I mean, seriously. Srsly. It takes as much effort to engineer a jerk thing to say as it does to let things go. It takes as much time (sometimes more) to chew out and curse than it does to say “thanks” and move on. What do we get out of one of these tirades? Satisfaction? Some sort of revenge? Fulfilment? Is there some committee out there silently keeping score? Does it get us a better job? Does it give us more friends?

When I was working retail and jobs in the service industry, I had a few doozies when it came to angry customers. Hell, as an Army journalist, I’ve been chewed out by every rank from E1 to O6 (parents of high school athletes are the most vitriolic). Every once in a while the situation was because of something I did, but most of the time the person was raging against circumstances completely out of my control.

When the angry customer was done telling me I’d never amount to anything and that I was an oxygen thief, that I had ruined Thanksgiving (actual story) or whatever else they had pent-up, I went about my day. I still had other customers to get to or other stories to write. I don’t know what the angry person thought would happen—maybe that I would collapse and weep, maybe that I would burst into flames. Who knows. After each tantrum, I would say my obligatory apologies and go about my life.

The Kingdom of God was still intact. I still had however-many credits toward a degree. My mom still loved me. I was good.

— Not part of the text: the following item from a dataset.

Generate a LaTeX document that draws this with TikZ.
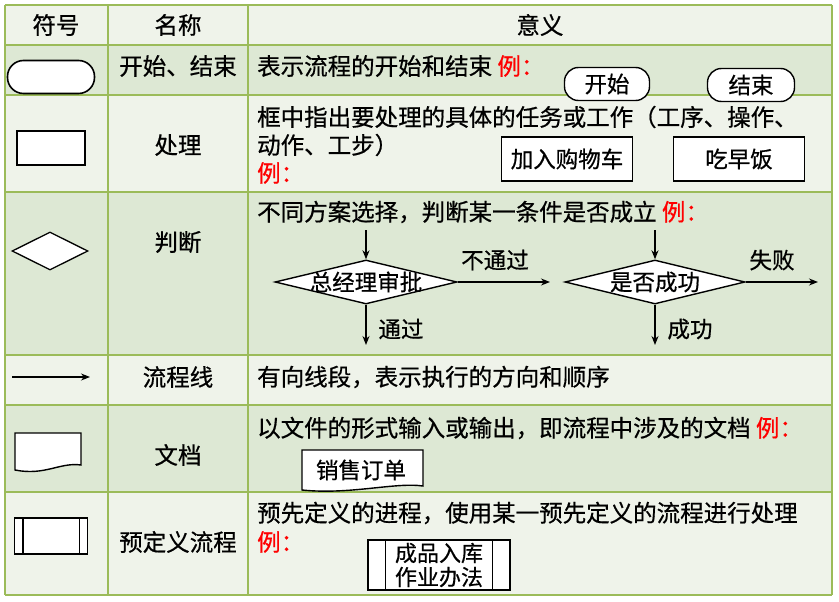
\documentclass[tikz,border=0pt]{standalone}
\usepackage{fontspec}
\setmainfont{Noto Sans CJK SC}[FakeBold=0.6,AutoFakeBold=0.6]
\usetikzlibrary{shapes.geometric,arrows.meta}
\definecolor{lt}{HTML}{EFF3EA}
\definecolor{dk}{HTML}{DDE8D4}
\definecolor{bd}{HTML}{9BBB59}
\begin{document}
\begin{tikzpicture}[x=1pt,y=-1pt,
  txt/.style={inner sep=0pt,font=\fontsize{23.5}{27}\selectfont\bfseries},
  lt3/.style={txt,anchor=west},
  red/.style={text=red},
  shp/.style={draw=black,line width=1.6pt,fill=white},
  term/.style={shp,rounded corners=16pt},
  ex/.style={draw=black,line width=1.4pt,fill=white,inner sep=2pt,font=\fontsize{22.5}{25}\selectfont},
  extxt/.style={inner sep=0pt,font=\fontsize{22.5}{25}\selectfont},
  arr/.style={-{Stealth[length=9pt,width=7pt]},line width=1.3pt}]
\useasboundingbox (0,0) rectangle (839,602);
\fill[white] (0,0) rectangle (839,602);
% row backgrounds
\fill[lt] (5,5) rectangle (832,45);
\fill[dk] (5,45) rectangle (832,95);
\fill[lt] (5,95) rectangle (832,192);
\fill[dk] (5,192) rectangle (832,355);
\fill[lt] (5,355) rectangle (832,405);
\fill[dk] (5,405) rectangle (832,492);
\fill[lt] (5,492) rectangle (832,595);
\foreach \y in {5,45,95,192,355,405,492,595} \draw[bd,line width=1.2pt] (5,\y) -- (832,\y);
\foreach \x in {5,108,248,832} \draw[bd,line width=1.2pt] (\x,5) -- (\x,595);
% header
\node[txt] (h1) at (56,25) {符号};
\node[txt] (h2) at (178,25) {名称};
\node[txt] (h3) at (540,25) {意义};
% row 1
\node[term,minimum width=87pt,minimum height=33pt,rounded corners=16pt] (s1) at (51,77) {};
\node[txt] (n1) at (178,66) {开始、结束};
\node[lt3] (d1) at (257,66) {表示流程的开始和结束 \textcolor{red}{例：}};
\node[ex,rounded corners=14pt,minimum width=85pt,minimum height=33pt] (e1a) at (607,84) {开始};
\node[ex,rounded corners=14pt,minimum width=87pt,minimum height=33pt] (e1b) at (751,85) {结束};
% row 2
\node[shp,minimum width=68pt,minimum height=34pt,line width=1.4pt] (s2) at (51,148) {};
\node[txt] (n2) at (178,145) {处理};
\node[lt3] (d2a) at (257,117) {框中指出要处理的具体的任务或工作（工序、操作、};
\node[lt3] (d2b) at (257,145) {动作、工步）};
\node[lt3,red] (d2c) at (257,173) {例：};
\node[ex,minimum width=131pt,minimum height=44pt] (e2a) at (567,159) {加入购物车};
\node[ex,minimum width=131pt,minimum height=44pt] (e2b) at (739,159) {吃早饭};
% row 3
\node[shp,diamond,aspect=2,minimum width=76pt,minimum height=38pt,inner sep=0pt,line width=1.3pt] (s3) at (50,251) {};
\node[txt] (n3) at (178,242) {判断};
\node[lt3] (d3) at (257,212) {不同方案选择，判断某一条件是否成立 \textcolor{red}{例：}};
\node[ex,diamond,aspect=4.2,minimum width=182pt,minimum height=44pt,inner sep=0pt] (q1) at (366,282) {};
\node[extxt] (q1t) at (q1) {总经理审批};
\node[ex,diamond,aspect=4.2,minimum width=180pt,minimum height=44pt,inner sep=0pt] (q2) at (655,282) {};
\node[extxt] (q2t) at (q2) {是否成功};
\coordinate (q1in) at (366,230);
\coordinate (q1r) at (550,282);
\coordinate (q1d) at (366,345);
\coordinate (q2in) at (655,230);
\coordinate (q2r) at (818,282);
\coordinate (q2d) at (655,345);
\draw[arr] (q1in) -- (q1.north);
\draw[arr] (q1.east) -- (q1r);
\draw[arr] (q1.south) -- (q1d);
\draw[arr] (q2in) -- (q2.north);
\draw[arr] (q2.east) -- (q2r);
\draw[arr] (q2.south) -- (q2d);
\node[extxt] (l1) at (495,260) {不通过};
\node[extxt] (l2) at (401,329) {通过};
\node[extxt] (l3) at (772,260) {失败};
\node[extxt] (l4) at (690,329) {成功};
% row 4
\coordinate (a1) at (12,377);
\coordinate (a2) at (90,377);
\draw[arr,line width=1.1pt] (a1) -- (a2);
\node[txt] (n4) at (178,377) {流程线};
\node[lt3] (d4) at (257,377) {有向线段，表示执行的方向和顺序};
% row 5
\coordinate (s5) at (15,433);
\draw[shp,line width=1.4pt] (s5) -- (81,433) -- (81,465) .. controls (60,462) and (45,476) .. (15,470) -- cycle;
\node[txt] (n5) at (178,455) {文档};
\node[lt3] (d5) at (257,428) {以文件的形式输入或输出，即流程中涉及的文档 \textcolor{red}{例：}};
\draw[line width=1.4pt,fill=white] (302,450) -- (423,450) -- (423,486) .. controls (395,482) and (350,495) .. (302,490) -- cycle;
\node[extxt] (e5) at (361,470) {销售订单};
% row 6
\node[shp,minimum width=73pt,minimum height=36pt,line width=1.4pt] (s6) at (51,536) {};
\draw[line width=1.4pt] ([xshift=9pt]s6.north west) -- ([xshift=9pt]s6.south west);
\draw[line width=1.4pt] ([xshift=-9pt]s6.north east) -- ([xshift=-9pt]s6.south east);
\node[txt] (n6) at (178,542) {预定义流程};
\node[lt3] (d6a) at (257,513) {预先定义的进程，使用某一预先定义的流程进行处理};
\node[lt3,red] (d6b) at (257,542) {例：};
\node[ex,minimum width=142pt,minimum height=50pt,inner sep=0pt,align=center,font=\fontsize{22}{24}\selectfont] (e6) at (439,565) {成品入库\\作业办法};
\draw[line width=1.4pt] ([xshift=18pt]e6.north west) -- ([xshift=18pt]e6.south west);
\draw[line width=1.4pt] ([xshift=-18pt]e6.north east) -- ([xshift=-18pt]e6.south east);
\end{tikzpicture}
\end{document}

And, on the giving end of such an exchange, the few times I have blown my top and called down columns of fire from heaven to swallow up my bookstore-cashier-adversary, what have I really accomplished? I’ve satisfied some twisted prideful need, but I’m not any better of a person. Other than a few times with bullies in school, it’s not like rage or anger ever protected me or made me into a better person.

So when my coworker talks about how evasive, mean and terse a colleague is over the phone—how a simple “can you send me XYZ?” turns into a back and forth exchange where my coworker has to defend how and why her boss wants XYZ from our colleague’s boss—I shake my head. Why does it have to be so difficult? Why do we, the normal people—not prime ministers, not executives, not kings/queens, princesses nor princes—but people who aren’t bound by national consequence and are free to live and love as freely as the birds—why are we so mean?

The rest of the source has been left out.